|
PHOTO COURTESY OF LIONS GATE FILMS
Ryan Gosling stars in "The Believer," the story of a young Jewish man pulled in by the neo-Nazi movement in his town.
|
|
By Mark Betancourt
Arizona Daily Wildcat
Thursday March 6, 2003
When it comes to neo-Nazi drama, "American History X" is a hard act to follow. That film's cinematic style, its conscience and its impeccable acting make it one of the quintessential studies of the racist mind. What "The Believer" brings to the table, though, is a relatively fresh perspective.
"The Believer," coming out on DVD, is the story of Danny Balint, a young neo-Nazi activist who, unfortunately for him, is Jewish. This is revealed relatively early on, and first-time writer/director Henry Bean spends the rest of the film exploring this deep contradiction in Danny's life and psyche. Such explorations include a scene during which Danny and his skinhead cronies are rigging a bomb inside a synagogue when Danny suddenly insists that his troglodyte mates not touch the sacred Hebrew scriptures they are about to blow up.

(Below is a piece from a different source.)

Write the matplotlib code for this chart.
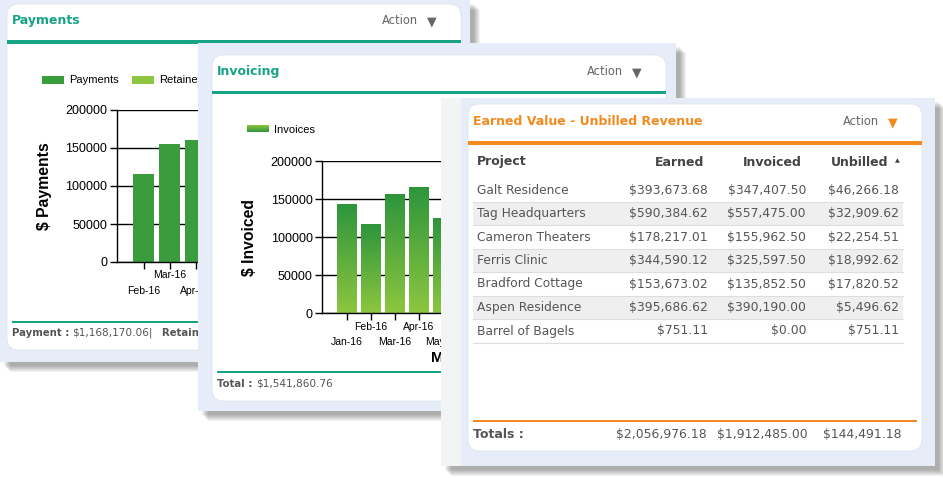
import numpy as np
import matplotlib
matplotlib.use("Agg")
import matplotlib.pyplot as plt
from matplotlib.patches import Rectangle, FancyBboxPatch
from matplotlib.colors import LinearSegmentedColormap

W, H = 943, 478

# ---- data ----
pay_months = ["Feb-16", "Mar-16", "Apr-16"]
pay_values = [116000, 155000, 160500]
pay_total = "$1,168,170.06"

inv_months = ["Jan-16", "Feb-16", "Mar-16", "Apr-16", "May-16"]
inv_values = [142500, 116000, 155500, 165000, 124000]
inv_total = "$1,541,860.76"

yticks = [0, 50000, 100000, 150000, 200000]

projects = ["Galt Residence", "Tag Headquarters", "Cameron Theaters", "Ferris Clinic",
            "Bradford Cottage", "Aspen Residence", "Barrel of Bagels"]
earned = ["$393,673.68", "$590,384.62", "$178,217.01", "$344,590.12",
          "$153,673.02", "$395,686.62", "$751.11"]
invoiced = ["$347,407.50", "$557,475.00", "$155,962.50", "$325,597.50",
            "$135,852.50", "$390,190.00", "$0.00"]
unbilled = ["$46,266.18", "$32,909.62", "$22,254.51", "$18,992.62",
            "$17,820.52", "$5,496.62", "$751.11"]
totals = ["$2,056,976.18", "$1,912,485.00", "$144,491.18"]

# colours
TEAL = "#17a386"
ORANGE = "#f28a1e"
FRAME = "#e6ecf8"
GREY_TXT = "#555555"
DARK_GREEN = "#3a9c3c"
LIGHT_GREEN = "#8dc63f"

CHART_FONT = "Liberation Sans"
UI_FONT = "DejaVu Sans"

fig = plt.figure(figsize=(W / 100, H / 100), dpi=100)
fig.patch.set_facecolor("white")


def layer(z):
    # full-figure axes working in pixel units, y pointing down
    ax = fig.add_axes([0, 0, 1, 1], zorder=z)
    ax.set_xlim(0, W)
    ax.set_ylim(H, 0)
    ax.axis("off")
    ax.patch.set_visible(False)
    return ax


def frame(ax, x0, y0, x1, y1):
    for i in range(1, 8):
        ax.add_patch(Rectangle((x0 + 3 + i, y0 + 3 + i), x1 - x0, y1 - y0,
                               fc="black", ec="none", alpha=0.05))
    ax.add_patch(Rectangle((x0, y0), x1 - x0, y1 - y0, fc=FRAME, ec="none"))


def card(ax, x0, y0, x1, y1):
    ax.add_patch(FancyBboxPatch((x0, y0), x1 - x0, y1 - y0,
                                boxstyle="round,pad=0,rounding_size=12",
                                fc="white", ec="#dfe4ec", lw=0.6))


def header(ax, x0, x1, y, title, colour, action_x, tri_colour):
    ax.text(x0 + 5, y, title, color=colour, fontsize=9, fontweight="bold",
            family=UI_FONT, va="center")
    ax.text(action_x, y, "Action", color="#666666", fontsize=8.3, family=UI_FONT, va="center")
    ax.text(action_x + 50, y + 1.5, "\u25bc", color=tri_colour, fontsize=9,
            family=UI_FONT, va="center", ha="center")


def chart_axes(l, t, r, b, first_tick, pitch, z):
    ax = fig.add_axes([l / W, 1 - b / H, (r - l) / W, (b - t) / H], zorder=z)
    ax.patch.set_visible(False)
    ax.set_xlim(-(first_tick - l) / pitch, (r - first_tick) / pitch)
    ax.set_ylim(0, 200000)
    ax.set_yticks(yticks)
    ax.set_yticklabels([str(v) for v in yticks], fontsize=9, family=CHART_FONT)
    ax.yaxis.grid(True, color="black", lw=1)
    ax.set_axisbelow(True)
    for s in ["top", "right"]:
        ax.spines[s].set_visible(False)
    for s in ["left", "bottom"]:
        ax.spines[s].set_color("black")
        ax.spines[s].set_linewidth(1)
    ax.tick_params(axis="y", length=5, width=1, pad=2, colors="black")
    ax.tick_params(axis="x", length=5, width=1, labelbottom=False)
    return ax


def month_labels(ax, months, axh):
    ax.set_xticks(range(len(months)))
    for i, m in enumerate(months):
        off = 13.5 if i % 2 else 28.5
        ax.text(i, -off / axh, m, transform=ax.get_xaxis_transform(), ha="center",
                va="center", fontsize=7.5, family=CHART_FONT)


# ================= Payments panel =================
p1 = layer(1)
frame(p1, 0, 0, 470, 362)
card(p1, 7, 4, 461, 350)
header(p1, 7, 461, 20, "Payments", TEAL, 382, "#666666")
p1.add_patch(Rectangle((7, 40), 454, 3.5, fc=TEAL, ec="none"))
p1.add_patch(Rectangle((42, 75.5), 22, 8.5, fc=DARK_GREEN, ec="none"))
p1.text(69, 80, "Payments", fontsize=8, family=CHART_FONT, va="center")
p1.add_patch(Rectangle((132, 75.5), 22, 8.5, fc=LIGHT_GREEN, ec="none"))
p1.text(159, 80, "Retainer", fontsize=8, family=CHART_FONT, va="center")
p1.text(45, 186, "$ Payments", rotation=90, fontsize=11.3, fontweight="bold",
        family=CHART_FONT, ha="center", va="center")
p1.add_patch(Rectangle((12, 321), 444, 2, fc=TEAL, ec="none"))
p1.text(12, 333, "Payment :", fontsize=7.3, fontweight="bold", color=GREY_TXT,
        family=UI_FONT, va="center")
p1.text(72, 333, pay_total + "|", fontsize=7.6, color=GREY_TXT, family=UI_FONT, va="center")
p1.text(162, 333, "Retainer :", fontsize=7.3, fontweight="bold", color=GREY_TXT,
        family=UI_FONT, va="center")

c1 = chart_axes(117, 110, 430, 262, 143.7, 26, 2)
c1.bar(range(len(pay_values)), pay_values, width=0.8, color=DARK_GREEN, zorder=2)
month_labels(c1, pay_months, 152)
c1.text(0.5, -45 / 152, "Month", transform=c1.transAxes, ha="center", va="center",
        fontsize=11, fontweight="bold", family=CHART_FONT)

# ================= Invoicing panel =================
p2 = layer(3)
frame(p2, 198, 43, 676, 411)
card(p2, 212, 55, 666, 401)
header(p2, 212, 666, 71, "Invoicing", TEAL, 587, "#666666")
p2.add_patch(Rectangle((212, 90.7), 454, 3.6, fc=TEAL, ec="none"))

grad_cmap = LinearSegmentedColormap.from_list("inv", [LIGHT_GREEN, "#2d953c"])
grad = np.linspace(0, 1, 256)[:, None]
p2.imshow(grad[::-1], extent=(247, 269, 132.5, 125.5), cmap=grad_cmap, aspect="auto",
          origin="lower", zorder=2)
p2.set_xlim(0, W)
p2.set_ylim(H, 0)
p2.text(274, 130, "Invoices", fontsize=8, family=CHART_FONT, va="center")
p2.text(250, 237, "$ Invoiced", rotation=90, fontsize=11.3, fontweight="bold",
        family=CHART_FONT, ha="center", va="center")
p2.add_patch(Rectangle((217, 371), 444, 2, fc=TEAL, ec="none"))
p2.text(217, 384, "Total :", fontsize=7.3, fontweight="bold", color=GREY_TXT,
        family=UI_FONT, va="center")
p2.text(256, 384, inv_total, fontsize=7.6, color=GREY_TXT, family=UI_FONT, va="center")

c2 = chart_axes(322.3, 161.3, 586, 313.3, 346.7, 24, 4)
bars = c2.bar(range(len(inv_values)), inv_values, width=0.8, color="#5aae3e", zorder=2)
for b in bars:
    x0 = b.get_x()
    c2.imshow(grad, extent=(x0, x0 + b.get_width(), 0, b.get_height()), cmap=grad_cmap,
              aspect="auto", origin="lower", zorder=2.1)
c2.set_xlim(-(346.7 - 322.3) / 24, (586 - 346.7) / 24)
c2.set_ylim(0, 200000)
month_labels(c2, inv_months, 152)
c2.text(0.5, -45 / 152, "Month", transform=c2.transAxes, ha="center", va="center",
        fontsize=11, fontweight="bold", family=CHART_FONT)

# ================= Earned Value panel =================
p3 = layer(5)
frame(p3, 441, 98, 935, 466)
p3.add_patch(Rectangle((441, 98), 20, 368, fc="#f3f4f6", ec="none"))
card(p3, 468, 104, 922, 451)
header(p3, 468, 922, 121, "Earned Value - Unbilled Revenue", ORANGE, 843, ORANGE)
p3.add_patch(Rectangle((468, 141), 454, 3.5, fc=ORANGE, ec="none"))

col_x = [708, 806, 899]
hdr_kw = dict(fontsize=9, fontweight="bold", color="#444444", family=UI_FONT, va="center")
p3.text(477, 162, "Project", **hdr_kw)
p3.text(704, 162, "Earned", ha="right", **hdr_kw)
p3.text(802, 162, "Invoiced", ha="right", **hdr_kw)
p3.text(888, 162, "Unbilled", ha="right", **hdr_kw)
p3.text(897, 161, "\u25b2", fontsize=4.5, color="#444444", ha="center", va="center")

row_h = 23.5
for i, name in enumerate(projects):
    yc = 190 + i * row_h
    if i % 2 == 1:
        p3.add_patch(Rectangle((473, yc - row_h / 2), 430, row_h, fc="#efefef", ec="none"))
    p3.plot([473, 903], [yc + row_h / 2, yc + row_h / 2], color="#dddddd", lw=0.8)
    p3.text(477, yc, name, fontsize=8.8, color=GREY_TXT, family=UI_FONT, va="center")
    for x, col in zip(col_x, [earned, invoiced, unbilled]):
        p3.text(x, yc, col[i], fontsize=8.9, color=GREY_TXT, family=UI_FONT,
                va="center", ha="right")

p3.add_patch(Rectangle((473, 420), 444, 2.2, fc=ORANGE, ec="none"))
p3.text(473, 435, "Totals :", fontsize=9, fontweight="bold", color=GREY_TXT,
        family=UI_FONT, va="center")
for x, t in zip([707, 808, 901], totals):
    p3.text(x, 435, t, fontsize=8.9, color=GREY_TXT, family=UI_FONT, va="center", ha="right")

fig.savefig("out.png", dpi=100)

Danny (Ryan Gosling) wanders in and out of scary fascist meetings taking place in living rooms, neo-Nazi summer camps where he learns to shoot the heads off wooden cut-outs of Jewish children, and the bedroom of an unaccountably sick young girl named Carla Moebius (Summer Phoenix). Carla is one of the film's weaker points. She likes to learn Hebrew, have sex with a guy she calls her "dad" and randomly bite Danny in the middle of their conversations. Her purpose in the film seems driven only by her increasingly voracious desire to become Jewish, which is itself difficult to explain.
This leads to the film's larger weakness. While its study of Danny's internal schism is very often thoughtful in that it
questions concepts of social behavior and the psychological origins of faith, "The Believer" gets tangled up in a too-often bizarre plot.

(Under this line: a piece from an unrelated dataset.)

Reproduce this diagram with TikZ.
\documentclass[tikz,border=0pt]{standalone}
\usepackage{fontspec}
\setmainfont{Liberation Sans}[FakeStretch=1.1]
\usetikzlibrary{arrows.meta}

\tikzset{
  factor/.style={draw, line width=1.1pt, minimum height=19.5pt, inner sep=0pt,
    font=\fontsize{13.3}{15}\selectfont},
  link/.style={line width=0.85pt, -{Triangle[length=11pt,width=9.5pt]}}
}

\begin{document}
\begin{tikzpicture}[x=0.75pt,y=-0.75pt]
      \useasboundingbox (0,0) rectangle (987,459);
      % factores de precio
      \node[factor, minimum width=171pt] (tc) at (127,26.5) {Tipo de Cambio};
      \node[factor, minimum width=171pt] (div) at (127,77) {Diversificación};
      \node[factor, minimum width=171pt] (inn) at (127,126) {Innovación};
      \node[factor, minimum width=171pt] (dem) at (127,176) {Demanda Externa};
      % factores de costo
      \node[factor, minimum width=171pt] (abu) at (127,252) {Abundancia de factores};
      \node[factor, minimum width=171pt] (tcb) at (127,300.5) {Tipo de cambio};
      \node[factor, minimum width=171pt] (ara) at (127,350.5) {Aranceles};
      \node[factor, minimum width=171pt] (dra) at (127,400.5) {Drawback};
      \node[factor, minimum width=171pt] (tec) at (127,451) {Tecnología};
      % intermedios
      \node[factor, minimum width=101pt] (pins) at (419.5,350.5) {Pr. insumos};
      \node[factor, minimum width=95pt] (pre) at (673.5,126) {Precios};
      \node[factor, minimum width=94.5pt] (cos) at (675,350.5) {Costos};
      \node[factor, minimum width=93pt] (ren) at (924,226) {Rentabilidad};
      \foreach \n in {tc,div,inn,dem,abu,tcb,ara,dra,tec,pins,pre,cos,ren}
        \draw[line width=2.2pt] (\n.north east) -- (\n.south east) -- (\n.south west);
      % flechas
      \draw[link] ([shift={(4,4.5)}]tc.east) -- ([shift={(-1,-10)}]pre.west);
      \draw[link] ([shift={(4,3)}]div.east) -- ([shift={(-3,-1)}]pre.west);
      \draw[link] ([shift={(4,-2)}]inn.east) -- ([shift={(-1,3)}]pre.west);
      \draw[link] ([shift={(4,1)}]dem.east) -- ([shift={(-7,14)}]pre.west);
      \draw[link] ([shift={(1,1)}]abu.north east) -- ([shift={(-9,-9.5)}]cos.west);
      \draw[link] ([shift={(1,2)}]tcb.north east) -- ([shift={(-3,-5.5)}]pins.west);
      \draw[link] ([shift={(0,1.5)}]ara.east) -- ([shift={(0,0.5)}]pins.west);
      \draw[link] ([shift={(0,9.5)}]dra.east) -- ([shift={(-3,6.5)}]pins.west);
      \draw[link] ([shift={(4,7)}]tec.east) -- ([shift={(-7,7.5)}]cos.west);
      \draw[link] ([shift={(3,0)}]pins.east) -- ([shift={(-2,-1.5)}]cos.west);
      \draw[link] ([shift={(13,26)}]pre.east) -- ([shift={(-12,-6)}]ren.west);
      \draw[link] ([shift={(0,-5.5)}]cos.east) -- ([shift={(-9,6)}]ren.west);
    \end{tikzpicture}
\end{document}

There's plenty to work with, given the character and the unusual circumstances in which he finds himself, so one has to wonder why Bean needs characters like Carla. By the time the film approaches its climax, Carla has gone off the deep end, Danny's Nazi pals are carrying out hits on Jewish congressmen, and one of his childhood friends from Hebrew school has uncovered an ambiguously dangerous journalistic conspiracy that has infiltrated every aspect of his life. The result is that the film has two sides ÷ an interesting one and a lame, confusing one. On the one hand, dealing with the contradictions within a deeply disturbed Nazi Jew leads to a discussion of the Jewish faith and what it means to question religion. While it's difficult on the first viewing to follow this complex dialectic, the rhetoric seems authentic enough, and one gets the sense there's a lot to be learned, or at least thought about, from this film.

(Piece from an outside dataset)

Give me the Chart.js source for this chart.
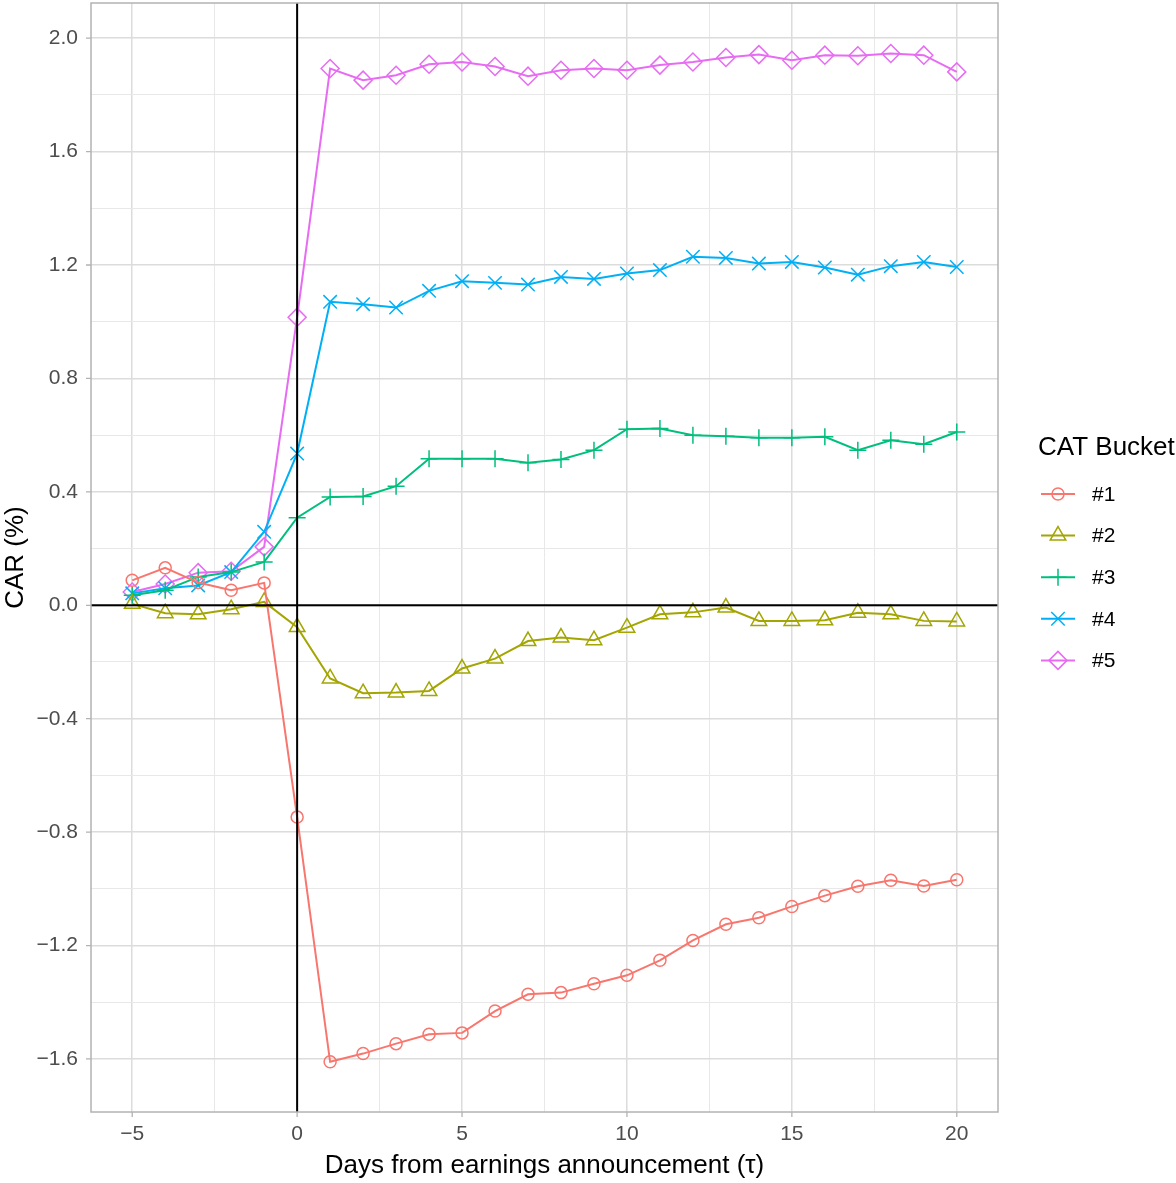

On the other hand, the film's plot gets in its way. The scenes are often too surreal or just generally confusing, and the thought process gets convoluted. It begins to look as if the concept of Danny's conflicted mind is only being viewed from different angles, not deepened.
But for the most part, "The Believer" comes out ahead. It's not so hard to follow that it loses the audience completely, and its moments of weakness provide non-fatal, even welcome comic relief. As freaked out as we might be, it's got us thinking.